_TASK PROMPT:_ Write out, word for word, every line from the first one through the line that holds "heartIL6Err, heartIL10Err, heartTNFErr];", and nothing else; skip the pictures.

_DATA SHOWN:_
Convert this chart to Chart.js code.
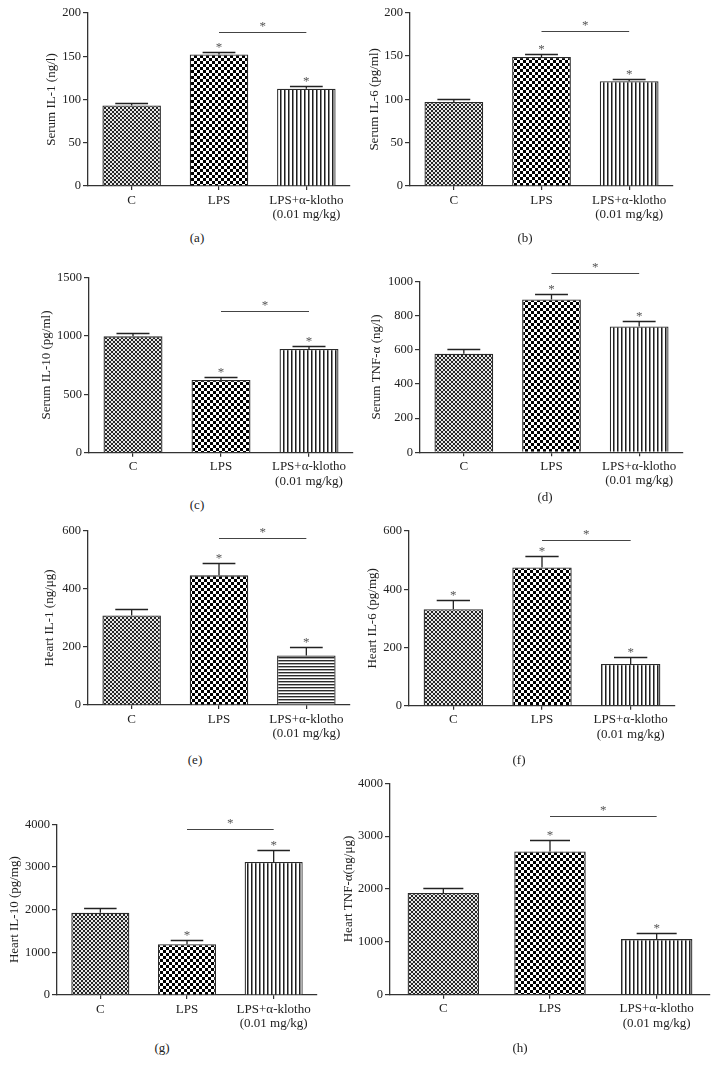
<!DOCTYPE html>
<html><head><meta charset="utf-8">
<script src="https://cdn.jsdelivr.net/npm/chart.js@4/dist/chart.umd.min.js"></script>
<style>
body{margin:0;background:#fff;width:719px;height:1075px;position:relative;overflow:hidden;font-family:"Liberation Serif",serif;}
canvas{position:absolute;}
.sub{position:absolute;font-size:13px;color:#222;transform:translate(-50%,-50%);white-space:nowrap;}
</style></head><body>
<script>
// ---------------- data ----------------
const categories = ['C', 'LPS', ['LPS+α-klotho', '(0.01 mg/kg)']];
const panelLetters = ['(a)', '(b)', '(c)', '(d)', '(e)', '(f)', '(g)', '(h)'];
const yTitles = ['Serum IL-1 (ng/l)', 'Serum IL-6 (pg/ml)', 'Serum IL-10 (pg/ml)', 'Serum TNF-α (ng/l)',
                 'Heart IL-1 (ng/μg)', 'Heart IL-6 (pg/mg)', 'Heart IL-10 (pg/mg)', 'Heart TNF-α(ng/μg)'];

const serumIL1 = [93, 152, 112.5];     const serumIL1Err = [3, 2.5, 3];
const serumIL6 = [97, 149, 121];       const serumIL6Err = [3, 3.5, 3];
const serumIL10 = [995, 622, 887];     const serumIL10Err = [27, 28, 26];
const serumTNF = [578, 896, 738];      const serumTNFErr = [29, 33, 33];
const heartIL1 = [309, 447, 171];      const heartIL1Err = [21, 43, 28];
const heartIL6 = [331, 475, 143];      const heartIL6Err = [31, 38, 24];
const heartIL10 = [1930, 1190, 3115];  const heartIL10Err = [115, 110, 285];
const heartTNF = [1925, 2710, 1052];   const heartTNFErr = [100, 225, 118];

const yMax = [200, 200, 1500, 1000, 600, 600, 4000, 4000];
const yStep = [50, 50, 500, 200, 200, 200, 1000, 1000];
const bracketValues = [178, 179, 1212, 1053, 575, 569, 3898, 3377];
const starFlags = [[0,1,1],[0,1,1],[0,1,1],[0,1,1],[0,1,1],[1,1,1],[0,1,1],[0,1,1]];

const seriesValues = [serumIL1, serumIL6, serumIL10, serumTNF, heartIL1, heartIL6, heartIL10, heartTNF];
const seriesErrors = [serumIL1Err, serumIL6Err, serumIL10Err, serumTNFErr, heartIL1Err, heartIL6Err, heartIL10Err, heartTNFErr];

// ---------------- layout (pixel frames of each panel) ----------------
const frames = [
 {L:88, R:350, top:13,    zero:186,   tx:52,  sx:197, sy:238, third:'v'},
 {L:410,R:673, top:12.7,  zero:186,   tx:375, sx:525, sy:238, third:'v'},
 {L:89, R:353, top:277.3, zero:452.7, tx:47,  sx:197, sy:505, third:'v'},
 {L:420,R:683, top:281.7, zero:452.3, tx:377, sx:545, sy:497, third:'v'},
 {L:88, R:350, top:531,   zero:705,   tx:50,  sx:195, sy:760, third:'h'},
 {L:409,R:675, top:531,   zero:705.7, tx:373, sx:519, sy:760, third:'v'},
 {L:57, R:317, top:824.3, zero:995,   tx:15,  sx:162, sy:1048, third:'v'},
 {L:390,R:710, top:783.3, zero:994.7, tx:349, sx:520, sy:1048, third:'v'}
];

Chart.defaults.font.family = '"Liberation Serif", "Times New Roman", serif';
Chart.defaults.color = '#222';

function tile(w, h, draw) {
  const c = document.createElement('canvas'); c.width = w; c.height = h;
  const g = c.getContext('2d'); draw(g); return c;
}
const tileFine = tile(4, 4, g => { g.fillStyle = '#e6e6e6'; g.fillRect(0,0,4,4); g.fillStyle = '#262626'; g.fillRect(0,0,2,2); g.fillRect(2,2,2,2); });
const tileCoarse = tile(6, 6, g => { g.fillStyle = '#ffffff'; g.fillRect(0,0,6,6); g.fillStyle = '#000000'; g.fillRect(0,0,3,3); g.fillRect(3,3,3,3); });
const tileV = tile(4, 1, g => { g.fillStyle = '#ffffff'; g.fillRect(0,0,4,1); g.fillStyle = '#1e1e1e'; g.fillRect(0,0,1,1); g.fillStyle = '#8a8a8a'; g.fillRect(1,0,1,1); });
const tileH = tile(1, 3, g => { g.fillStyle = '#ffffff'; g.fillRect(0,0,1,3); g.fillStyle = '#2a2a2a'; g.fillRect(0,0,1,1); g.fillStyle = '#aaaaaa'; g.fillRect(0,1,1,1); });

const errPlugin = {
  id: 'errs',
  afterDatasetsDraw(chart, args, opts) {
    const ctx = chart.ctx, y = chart.scales.y;
    const meta = chart.getDatasetMeta(0);
    const vals = chart.data.datasets[0].data;
    ctx.save();
    ctx.strokeStyle = '#222'; ctx.lineWidth = 1.3;
    ctx.font = '13px "Liberation Serif", serif';
    ctx.textAlign = 'center'; ctx.textBaseline = 'alphabetic';
    meta.data.forEach((bar, i) => {
      const top = Math.round(y.getPixelForValue(vals[i] + opts.errors[i])) + 0.5;
      const half = bar.width * 0.28;
      ctx.beginPath();
      ctx.moveTo(bar.x, bar.y); ctx.lineTo(bar.x, top);
      ctx.moveTo(bar.x - half, top); ctx.lineTo(bar.x + half, top);
      ctx.stroke();
      if (opts.stars[i]) { ctx.fillStyle = '#555'; ctx.fillText('*', bar.x, top - 1.5); }
    });
    const by = Math.round(y.getPixelForValue(opts.bracket)) + 0.5;
    const x1 = meta.data[1].x, x2 = meta.data[2].x;
    ctx.strokeStyle = '#444'; ctx.lineWidth = 1.2;
    ctx.beginPath(); ctx.moveTo(x1, by); ctx.lineTo(x2, by); ctx.stroke();
    ctx.fillStyle = '#555'; ctx.fillText('*', (x1 + x2) / 2, by - 3);
    ctx.restore();
  }
};

frames.forEach((f, k) => {
  const titleHalf = 13 * 1.2 / 2;
  const cl = Math.round(f.tx - titleHalf);
  const ct = Math.floor(f.top) - 30;
  const padTop = f.top - ct;
  const xH = 44;
  const padRight = 22;
  const cw = Math.ceil(f.R - cl + padRight);
  const ch = Math.ceil(f.zero - ct + xH);
  const cv = document.createElement('canvas');
  cv.width = cw; cv.height = ch;
  cv.style.left = cl + 'px'; cv.style.top = ct + 'px';
  cv.style.width = cw + 'px'; cv.style.height = ch + 'px';
  document.body.appendChild(cv);
  const ctx = cv.getContext('2d');
  const pats = [ctx.createPattern(tileFine, 'repeat'), ctx.createPattern(tileCoarse, 'repeat'),
                ctx.createPattern(f.third === 'h' ? tileH : tileV, 'repeat')];
  const yW = f.L - cl;
  const chartBottom = f.zero - ct;
  new Chart(ctx, {
    type: 'bar',
    data: { labels: categories, datasets: [{ data: seriesValues[k], backgroundColor: pats,
      borderColor: '#2a2a2a', borderWidth: 1.3, barPercentage: 0.67, categoryPercentage: 1 }] },
    options: {
      responsive: false, animation: false, devicePixelRatio: 1,
      layout: { padding: { top: padTop, right: cw - (f.R - cl), left: 0, bottom: ch - chartBottom - xH } },
      plugins: { legend: { display: false }, tooltip: { enabled: false },
        errs: { errors: seriesErrors[k], stars: starFlags[k], bracket: bracketValues[k] } },
      scales: {
        x: {
          grid: { display: true, drawOnChartArea: false, offset: false, tickLength: 4, color: '#333', lineWidth: 1.2 },
          border: { color: '#333', width: 1.3 },
          ticks: { padding: 3, font: { size: 13, lineHeight: 1.1 }, color: '#222', maxRotation: 0, autoSkip: false },
          afterFit: s => { s.height = xH; }
        },
        y: {
          min: 0, max: yMax[k],
          grid: { display: true, drawOnChartArea: false, tickLength: 5, color: '#333', lineWidth: 1.2 },
          border: { color: '#333', width: 1.3 },
          ticks: { stepSize: yStep[k], padding: 2, font: { size: 12.5 }, color: '#222', callback: v => String(v) },
          title: { display: true, text: yTitles[k], padding: 0, font: { size: 13, lineHeight: 1.2 }, color: '#222' },
          afterFit: s => { s.width = yW; }
        }
      }
    },
    plugins: [errPlugin]
  });
  const d = document.createElement('div');
  d.className = 'sub'; d.textContent = panelLetters[k];
  d.style.left = f.sx + 'px'; d.style.top = f.sy + 'px';
  document.body.appendChild(d);
});
</script>
</body></html>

_RESULT FOR THIS TASK:_
Convert this chart to Chart.js code.
<!DOCTYPE html>
<html><head><meta charset="utf-8">
<script src="https://cdn.jsdelivr.net/npm/chart.js@4/dist/chart.umd.min.js"></script>
<style>
body{margin:0;background:#fff;width:719px;height:1075px;position:relative;overflow:hidden;font-family:"Liberation Serif",serif;}
canvas{position:absolute;}
.sub{position:absolute;font-size:13px;color:#222;transform:translate(-50%,-50%);white-space:nowrap;}
</style></head><body>
<script>
// ---------------- data ----------------
const categories = ['C', 'LPS', ['LPS+α-klotho', '(0.01 mg/kg)']];
const panelLetters = ['(a)', '(b)', '(c)', '(d)', '(e)', '(f)', '(g)', '(h)'];
const yTitles = ['Serum IL-1 (ng/l)', 'Serum IL-6 (pg/ml)', 'Serum IL-10 (pg/ml)', 'Serum TNF-α (ng/l)',
                 'Heart IL-1 (ng/μg)', 'Heart IL-6 (pg/mg)', 'Heart IL-10 (pg/mg)', 'Heart TNF-α(ng/μg)'];

const serumIL1 = [93, 152, 112.5];     const serumIL1Err = [3, 2.5, 3];
const serumIL6 = [97, 149, 121];       const serumIL6Err = [3, 3.5, 3];
const serumIL10 = [995, 622, 887];     const serumIL10Err = [27, 28, 26];
const serumTNF = [578, 896, 738];      const serumTNFErr = [29, 33, 33];
const heartIL1 = [309, 447, 171];      const heartIL1Err = [21, 43, 28];
const heartIL6 = [331, 475, 143];      const heartIL6Err = [31, 38, 24];
const heartIL10 = [1930, 1190, 3115];  const heartIL10Err = [115, 110, 285];
const heartTNF = [1925, 2710, 1052];   const heartTNFErr = [100, 225, 118];

const yMax = [200, 200, 1500, 1000, 600, 600, 4000, 4000];
const yStep = [50, 50, 500, 200, 200, 200, 1000, 1000];
const bracketValues = [178, 179, 1212, 1053, 575, 569, 3898, 3377];
const starFlags = [[0,1,1],[0,1,1],[0,1,1],[0,1,1],[0,1,1],[1,1,1],[0,1,1],[0,1,1]];

const seriesValues = [serumIL1, serumIL6, serumIL10, serumTNF, heartIL1, heartIL6, heartIL10, heartTNF];
const seriesErrors = [serumIL1Err, serumIL6Err, serumIL10Err, serumTNFErr, heartIL1Err, heartIL6Err, heartIL10Err, heartTNFErr];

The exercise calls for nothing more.